I think it starts with new meanings and being open for magic, you know, and you mentioned things like, masculine, feminine. one of the reasons why I love complexity so much is it feels to me like Complexity consciousness, is where we can bring things that we've separated, in our mechanistic way of thinking about the world in our reductionist way of thinking about the world where we can bring those back into unit.
especially things like the masculine and feminine principle, things like magic and science. I think we've created all these false dichotomies and part of rewilding, part of untaming ourselves and our thoughts is to bring them back together again. I think there's so many things in the world that we don't understand that we label as magic or, pseudoscience, the more I learn, the more I realize how little I know.
So, at the moment, I'm just trying to be open.
Peter Hayward: Zia Sada, in a podcast with me, when we were talking about, what he calls the post normal futures, talks about we're in the space of not now and not yet. So we're in that halfway space between what was, but is not anymore, and what is wanting to emerge. And in that space where we have, through. social and technological change, we have rich information available to us.
We shouldn't be surprised that we've seen. The rise of disinformation or anti information that it was never the river will flow one way and will flow to closer understandings. We've actually seen, we've actually seen this, the people are, some people, enough people, a significant number, are turning away from a sense of becoming part of the progressive sense of where we might go and turning away and creating possibly mystery, possibly, you know, rewilding, doing it from a sense of, I can create reality.
is it a natural consequence of rewilding and embracing whatever has been othered? Do we have to expect that we'll also get the retrograde and people who create their own reality? That, if you like, Stops us possibly even being able to agree about what should be done with things.
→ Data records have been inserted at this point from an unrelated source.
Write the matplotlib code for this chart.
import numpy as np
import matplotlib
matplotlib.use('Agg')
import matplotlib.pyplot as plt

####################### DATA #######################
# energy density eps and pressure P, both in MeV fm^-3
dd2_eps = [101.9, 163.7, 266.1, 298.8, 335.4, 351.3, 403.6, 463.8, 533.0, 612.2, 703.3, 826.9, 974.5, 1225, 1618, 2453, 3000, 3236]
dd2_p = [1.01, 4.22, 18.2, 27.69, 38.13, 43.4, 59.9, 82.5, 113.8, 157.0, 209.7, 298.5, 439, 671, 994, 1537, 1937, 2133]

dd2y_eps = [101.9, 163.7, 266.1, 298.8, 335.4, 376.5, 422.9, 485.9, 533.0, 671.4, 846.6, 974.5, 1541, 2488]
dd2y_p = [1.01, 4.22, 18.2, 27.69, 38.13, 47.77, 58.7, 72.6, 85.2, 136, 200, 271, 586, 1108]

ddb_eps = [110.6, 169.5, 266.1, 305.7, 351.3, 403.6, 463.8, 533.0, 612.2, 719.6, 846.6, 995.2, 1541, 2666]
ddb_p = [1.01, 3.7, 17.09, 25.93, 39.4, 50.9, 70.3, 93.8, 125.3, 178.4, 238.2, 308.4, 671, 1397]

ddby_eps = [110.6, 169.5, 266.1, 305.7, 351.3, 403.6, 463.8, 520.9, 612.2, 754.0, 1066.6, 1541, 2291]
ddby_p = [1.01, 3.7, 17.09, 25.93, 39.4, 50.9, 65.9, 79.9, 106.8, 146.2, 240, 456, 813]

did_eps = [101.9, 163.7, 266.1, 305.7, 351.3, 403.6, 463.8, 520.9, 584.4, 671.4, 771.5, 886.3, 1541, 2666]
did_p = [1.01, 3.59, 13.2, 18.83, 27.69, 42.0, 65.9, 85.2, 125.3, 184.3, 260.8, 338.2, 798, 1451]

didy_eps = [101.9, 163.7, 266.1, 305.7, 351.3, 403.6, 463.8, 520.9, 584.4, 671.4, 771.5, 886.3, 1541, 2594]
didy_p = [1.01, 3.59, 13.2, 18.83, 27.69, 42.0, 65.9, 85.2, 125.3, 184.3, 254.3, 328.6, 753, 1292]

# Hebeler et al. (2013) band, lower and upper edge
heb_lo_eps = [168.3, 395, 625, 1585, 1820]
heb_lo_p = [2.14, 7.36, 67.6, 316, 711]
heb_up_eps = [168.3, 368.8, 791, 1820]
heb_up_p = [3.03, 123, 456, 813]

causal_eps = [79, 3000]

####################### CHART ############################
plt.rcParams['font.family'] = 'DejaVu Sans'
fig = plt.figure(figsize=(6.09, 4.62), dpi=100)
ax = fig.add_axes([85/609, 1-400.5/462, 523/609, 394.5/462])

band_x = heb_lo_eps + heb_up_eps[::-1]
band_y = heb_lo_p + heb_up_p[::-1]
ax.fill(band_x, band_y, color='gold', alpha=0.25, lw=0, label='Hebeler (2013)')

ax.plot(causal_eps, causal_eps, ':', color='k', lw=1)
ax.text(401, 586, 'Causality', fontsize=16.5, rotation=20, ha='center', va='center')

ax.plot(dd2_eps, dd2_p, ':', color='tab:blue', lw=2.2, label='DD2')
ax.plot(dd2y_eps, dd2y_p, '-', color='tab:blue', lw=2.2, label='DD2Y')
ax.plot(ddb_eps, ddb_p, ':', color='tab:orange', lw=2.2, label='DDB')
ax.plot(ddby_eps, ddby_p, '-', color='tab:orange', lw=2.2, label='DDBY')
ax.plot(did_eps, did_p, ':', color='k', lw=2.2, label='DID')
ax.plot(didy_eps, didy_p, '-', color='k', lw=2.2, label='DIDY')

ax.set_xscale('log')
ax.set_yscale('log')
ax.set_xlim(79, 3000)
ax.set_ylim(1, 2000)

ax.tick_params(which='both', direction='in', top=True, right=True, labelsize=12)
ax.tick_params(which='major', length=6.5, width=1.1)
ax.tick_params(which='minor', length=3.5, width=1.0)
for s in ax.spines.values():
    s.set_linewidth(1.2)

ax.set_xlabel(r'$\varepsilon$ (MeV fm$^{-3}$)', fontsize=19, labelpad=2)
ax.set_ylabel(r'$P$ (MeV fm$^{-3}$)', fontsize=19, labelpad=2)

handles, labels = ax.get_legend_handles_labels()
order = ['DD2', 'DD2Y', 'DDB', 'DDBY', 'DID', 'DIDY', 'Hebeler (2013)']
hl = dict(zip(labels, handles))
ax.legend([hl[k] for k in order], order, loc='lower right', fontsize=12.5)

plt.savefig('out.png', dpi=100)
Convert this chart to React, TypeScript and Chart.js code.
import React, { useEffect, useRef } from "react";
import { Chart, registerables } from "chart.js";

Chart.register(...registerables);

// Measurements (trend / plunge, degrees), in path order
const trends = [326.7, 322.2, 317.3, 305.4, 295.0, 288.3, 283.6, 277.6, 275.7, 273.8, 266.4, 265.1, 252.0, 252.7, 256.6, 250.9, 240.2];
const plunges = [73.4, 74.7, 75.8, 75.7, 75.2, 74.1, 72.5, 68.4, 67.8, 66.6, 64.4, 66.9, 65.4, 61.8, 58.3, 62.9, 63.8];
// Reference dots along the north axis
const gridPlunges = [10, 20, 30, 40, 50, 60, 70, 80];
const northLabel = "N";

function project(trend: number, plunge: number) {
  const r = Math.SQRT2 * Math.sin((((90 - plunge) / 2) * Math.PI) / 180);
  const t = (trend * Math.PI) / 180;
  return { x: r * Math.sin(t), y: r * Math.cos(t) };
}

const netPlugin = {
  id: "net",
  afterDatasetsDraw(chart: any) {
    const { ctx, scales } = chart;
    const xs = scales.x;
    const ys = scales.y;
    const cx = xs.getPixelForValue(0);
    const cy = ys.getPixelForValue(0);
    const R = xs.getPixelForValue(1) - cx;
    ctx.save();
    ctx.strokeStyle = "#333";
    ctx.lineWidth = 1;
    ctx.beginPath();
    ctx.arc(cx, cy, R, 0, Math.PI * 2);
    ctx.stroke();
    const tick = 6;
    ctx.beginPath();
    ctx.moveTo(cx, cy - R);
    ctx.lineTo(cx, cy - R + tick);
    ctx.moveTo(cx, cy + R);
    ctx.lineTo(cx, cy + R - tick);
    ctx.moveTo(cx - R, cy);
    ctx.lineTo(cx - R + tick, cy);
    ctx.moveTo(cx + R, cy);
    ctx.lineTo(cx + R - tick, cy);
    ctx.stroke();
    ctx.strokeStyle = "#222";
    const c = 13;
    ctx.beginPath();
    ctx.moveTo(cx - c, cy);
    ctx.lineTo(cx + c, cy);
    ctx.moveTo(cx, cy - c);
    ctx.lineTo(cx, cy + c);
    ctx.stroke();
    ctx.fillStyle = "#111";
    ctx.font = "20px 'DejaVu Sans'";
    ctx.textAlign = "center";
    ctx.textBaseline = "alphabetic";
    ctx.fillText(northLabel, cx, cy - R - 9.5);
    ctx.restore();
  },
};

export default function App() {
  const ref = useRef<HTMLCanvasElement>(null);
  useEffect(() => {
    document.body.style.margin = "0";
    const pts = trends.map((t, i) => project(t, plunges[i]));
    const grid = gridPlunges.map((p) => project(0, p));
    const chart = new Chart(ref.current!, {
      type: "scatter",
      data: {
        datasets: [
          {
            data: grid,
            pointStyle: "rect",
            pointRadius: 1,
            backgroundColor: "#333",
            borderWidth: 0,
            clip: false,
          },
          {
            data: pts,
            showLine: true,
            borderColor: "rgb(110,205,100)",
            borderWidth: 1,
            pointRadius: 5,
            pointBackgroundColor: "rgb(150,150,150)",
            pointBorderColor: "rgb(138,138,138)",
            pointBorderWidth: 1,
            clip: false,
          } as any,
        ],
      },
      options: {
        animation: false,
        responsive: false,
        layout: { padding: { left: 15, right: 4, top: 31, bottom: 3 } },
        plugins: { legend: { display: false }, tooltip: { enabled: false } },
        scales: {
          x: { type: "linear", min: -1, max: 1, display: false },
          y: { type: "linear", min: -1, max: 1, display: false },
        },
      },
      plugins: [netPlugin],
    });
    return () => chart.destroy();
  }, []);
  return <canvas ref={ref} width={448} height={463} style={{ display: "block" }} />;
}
Sonja Blignaut: You're reminding me, I think it's Gramsci that talks about the interregnum, that in between space between, the past that's, passing away and what is yet to emerge, and I think he says that is the space of monsters. I
think that, yeah, there's always counter forces, Peter. sometimes it's very difficult to remain hopeful with where we are. Because as you say, you know, there's, there are all of these, you know, you call it anti information. There are, there are things emerging where, I look at it and I can make absolutely no sense of it. and I think also the media, social media and the formal media, that is what gets the attention.
So we don't necessarily hear, about the more hopeful stories. I think There's so many things that we project onto the future. I think many of us are almost unable to face our own shadows, and so we project it externally.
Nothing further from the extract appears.